Vacuum heads cannot reach the dirtiest spots when obstacles are in the way.
Why It Backfires
Dirt builds up around and under items that never move. Over time, those areas need spot treatments or deep cleaning to undo weeks or months of neglect. A few extra minutes of prep saves far more time later.
Skipping Regular Deep Cleaning Tasks
Some tasks feel optional until they are not. Baseboards, grout lines, vents, and behind appliances often get ignored because they do not look dirty at first glance.
This shortcut usually feels justified because “no one sees it.”
The Long-Term Effect
Dirt that sits too long becomes bonded to surfaces. Grease hardens. Dust compacts. What could have been a quick wipe turns into a full scrub session that takes triple the effort and often requires stronger products.
Using Too Much Product
More soap must mean more clean, right? This is one of the most common myths in cleaning.
Excess product rarely improves results and often makes things worse.
How It Creates Extra Work
Leftover soap residue attracts dirt like a magnet. Floors get sticky. Surfaces look dull. Windows streak. You end up needing to rinse and re-clean areas that should have been done already.
Relying on Disposable Wipes for Everything
Disposable wipes are convenient, and they absolutely have their place. The issue starts when they replace proper cleaning tools entirely.
Wipes are designed for light maintenance, not deep or thorough cleaning.
The Hidden Problem
Wipes often smear dirt instead of lifting it. Over time, this leads to a dull, grimy appearance that requires more aggressive cleaning to reverse. What felt quick becomes a bigger project later.
Spot Cleaning Instead of Full Cleaning
Cleaning only the visibly dirty spots feels efficient, especially when you are short on time. Unfortunately, dirt is rarely confined to one obvious area.
Partial cleaning leads to uneven buildup.
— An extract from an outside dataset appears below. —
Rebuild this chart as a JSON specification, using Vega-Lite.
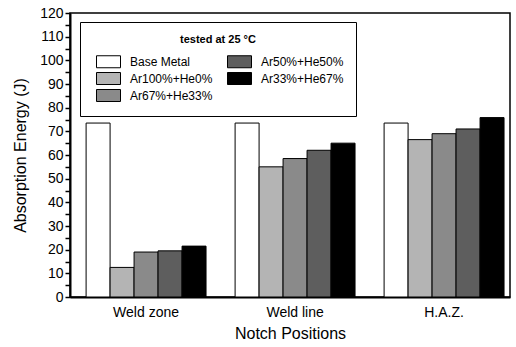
{
  "$schema": "https://vega.github.io/schema/vega-lite/v6.json",
  "width": 440,
  "height": 284,
  "autosize": {"type": "none"},
  "padding": {"left": 70, "top": 13, "right": 6, "bottom": 50},
  "background": "white",
  "config": {
    "font": "Liberation Sans",
    "view": {"stroke": "black", "strokeWidth": 1.5},
    "axis": {"domainColor": "black", "tickColor": "black", "labelColor": "black", "titleColor": "black", "grid": false}
  },
  "data": {
    "values": [
      {"position": "Weld zone", "gas": "Base Metal", "energy": 73.5},
      {"position": "Weld zone", "gas": "Ar100%+He0%", "energy": 12.5},
      {"position": "Weld zone", "gas": "Ar67%+He33%", "energy": 19},
      {"position": "Weld zone", "gas": "Ar50%+He50%", "energy": 19.5},
      {"position": "Weld zone", "gas": "Ar33%+He67%", "energy": 21.5},
      {"position": "Weld line", "gas": "Base Metal", "energy": 73.5},
      {"position": "Weld line", "gas": "Ar100%+He0%", "energy": 55},
      {"position": "Weld line", "gas": "Ar67%+He33%", "energy": 58.5},
      {"position": "Weld line", "gas": "Ar50%+He50%", "energy": 62},
      {"position": "Weld line", "gas": "Ar33%+He67%", "energy": 65},
      {"position": "H.A.Z.", "gas": "Base Metal", "energy": 73.5},
      {"position": "H.A.Z.", "gas": "Ar100%+He0%", "energy": 66.5},
      {"position": "H.A.Z.", "gas": "Ar67%+He33%", "energy": 69},
      {"position": "H.A.Z.", "gas": "Ar50%+He50%", "energy": 71},
      {"position": "H.A.Z.", "gas": "Ar33%+He67%", "energy": 75.8}
    ]
  },
  "mark": {"type": "bar", "stroke": "black", "strokeWidth": 1},
  "encoding": {
    "x": {
      "field": "position",
      "type": "nominal",
      "sort": ["Weld zone", "Weld line", "H.A.Z."],
      "scale": {"paddingInner": 0.195, "paddingOuter": 0.074, "align": 0.73},
      "axis": {
        "title": "Notch Positions",
        "titleFontSize": 16,
        "titleFontWeight": "normal",
        "titlePadding": 6,
        "labelAngle": 0,
        "labelFontSize": 14,
        "labelPadding": 8,
        "ticks": false,
        "domainWidth": 2
      }
    },
    "xOffset": {
      "field": "gas",
      "type": "nominal",
      "sort": ["Base Metal", "Ar100%+He0%", "Ar67%+He33%", "Ar50%+He50%", "Ar33%+He67%"]
    },
    "y": {
      "field": "energy",
      "type": "quantitative",
      "scale": {"domain": [0, 120], "nice": false},
      "axis": {
        "title": "Absorption Energy (J)",
        "titleFontSize": 16,
        "titleFontWeight": "normal",
        "titlePadding": 11,
        "values": [0, 5, 10, 15, 20, 25, 30, 35, 40, 45, 50, 55, 60, 65, 70, 75, 80, 85, 90, 95, 100, 105, 110, 115, 120],
        "labelExpr": "datum.value % 10 == 0 ? datum.label : ''",
        "labelFontSize": 14,
        "labelPadding": 2,
        "tickSize": 5,
        "tickWidth": 1.5,
        "domainWidth": 2
      }
    },
    "color": {
      "field": "gas",
      "type": "nominal",
      "scale": {
        "domain": ["Base Metal", "Ar100%+He0%", "Ar67%+He33%", "Ar50%+He50%", "Ar33%+He67%"],
        "range": ["#ffffff", "#b4b4b4", "#8a8a8a", "#5e5e5e", "#000000"]
      },
      "legend": {
        "orient": "none",
        "legendX": 10,
        "legendY": 9,
        "columns": 2,
        "columnPadding": 10,
        "rowPadding": 0,
        "padding": 12,
        "strokeColor": "black",
        "fillColor": "white",
        "title": "tested at 25 °C",
        "titleFontSize": 11,
        "titleFontWeight": "bold",
        "titleAnchor": "middle",
        "titlePadding": 10,
        "labelFontSize": 12,
        "labelOffset": 15,
        "symbolOffset": 10,
        "symbolType": "M-2,-1H2V1H-2Z",
        "symbolSize": 144,
        "symbolStrokeColor": "black",
        "symbolStrokeWidth": 1,
        "symbolOpacity": 1
      }
    }
  }
}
Why This Makes Things Worse
When only parts of a surface are cleaned, the surrounding areas continue accumulating grime. Eventually, the contrast becomes noticeable, and you are forced to clean the entire area anyway, often with more effort than if you had done it properly from the start.
Avoiding Dry Dusting
Some people skip dusting and go straight to wiping with a damp cloth. While it seems faster, it often turns dust into sludge.
Dry particles mix with moisture and spread.
The Result
Instead of lifting dust, you push it into crevices and corners. Later, those areas are harder to clean and may require detailing brushes or repeat passes.
Waiting Until Things Look “Really Dirty”
This shortcut is the most tempting of all. If it does not look bad, it does not need attention yet. Unfortunately, dirt does not announce itself until it is well established.
Maintenance cleaning exists for a reason.
The Snowball Effect
The longer grime sits, the more time and energy it takes to remove. Small, regular efforts prevent major cleanups that eat up entire weekends.
Final Thoughts
Cleaning shortcuts are appealing because they promise speed and ease. The irony is that most of them do the opposite. They add friction, create buildup, and turn simple tasks into exhausting ones later.
The most effective cleaning routines are not about rushing. They are about consistency, proper order, and using the right tools in the right way. When you clean smarter instead of faster, your home stays cleaner longer, and you spend less time fixing the consequences of rushed decisions.
Sometimes, the real shortcut is simply doing it right the first time.